Quinoa contains dietary fiber, calcium, and a ton of vitamins that I’m not going to bore you with. Quinoa is also very good source of magnesium, the mineral that relaxes blood vessels. Since low levels of magnesium are associated with increased rates of hypertension, obstructed blood vessels and heart arrhythmias, quinoa can give a boost to the ol’ ticker.
When cooked, quinoa is light and fluffy with a nutty flavor. I substitute it for any grain, really. I use it in place of rice or even noodles. I have been known to sub it for oatmeal at breakfast, put it in yogurt and salads or mix it with beans, lentils, curry or any Trader Joe’s Indian Fare. And sometimes – WAIT FOR IT – I’ll throw it in my Magic Bullet for smoothies!
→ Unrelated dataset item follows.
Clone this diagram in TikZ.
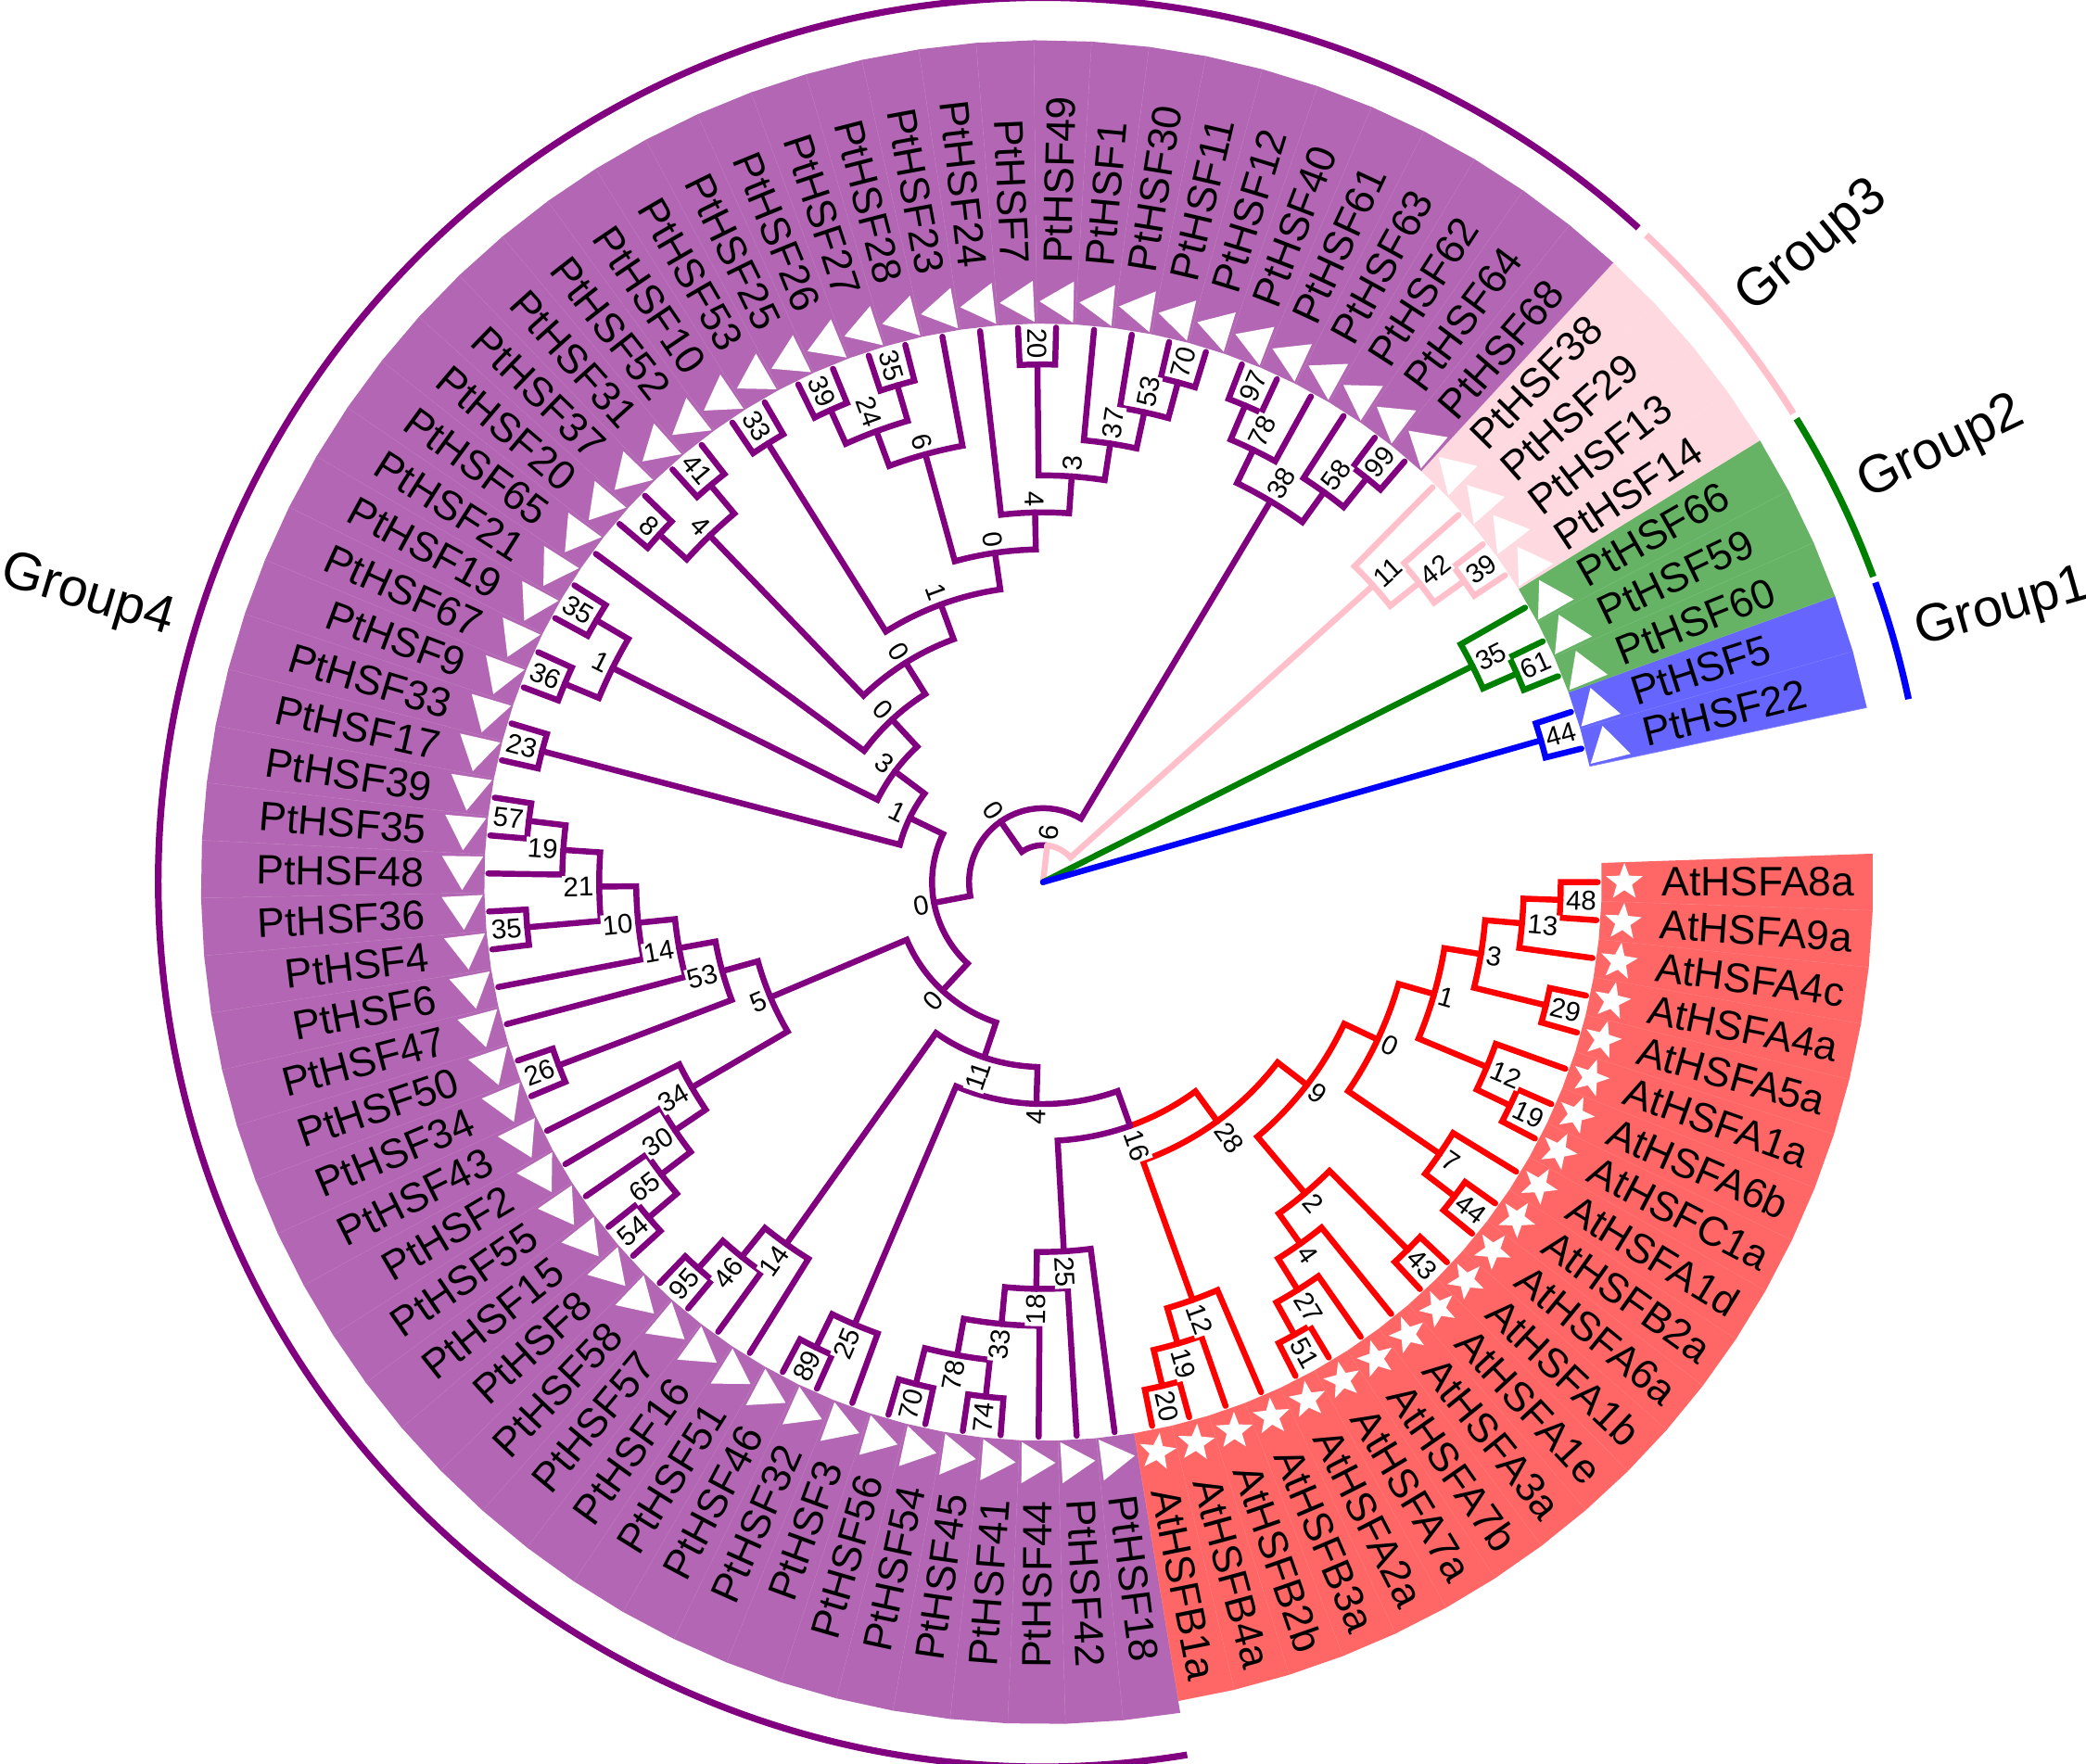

Quinoa is amazingly simple to make. Boil 1 cup quinoa with 2 cups water until the water is all soaked up. Then fluff with a fork and let sit, covered, for about 15 minutes. It will expand into about 2 cups and lasts the whole week!
One of my favorite ways to eat quinoa is this recipe for Quinoa and Black Beans, which I adapted from Wendy at Cooking Quinoa. There are so many possible variations to this recipe – have fun with it and share what you’ve come up with. ‘Cause sharing is caring.
(Click recipe card to view larger)
What are your favorite ways to eat quinoa? Did your mom not let you watch He-Man and She-ra, but you did anyway at a friends house and got caught because you made She-ra bracelets out of styrofoam cups and ran around the house wearing them, thus getting in trouble? No? Just me, then.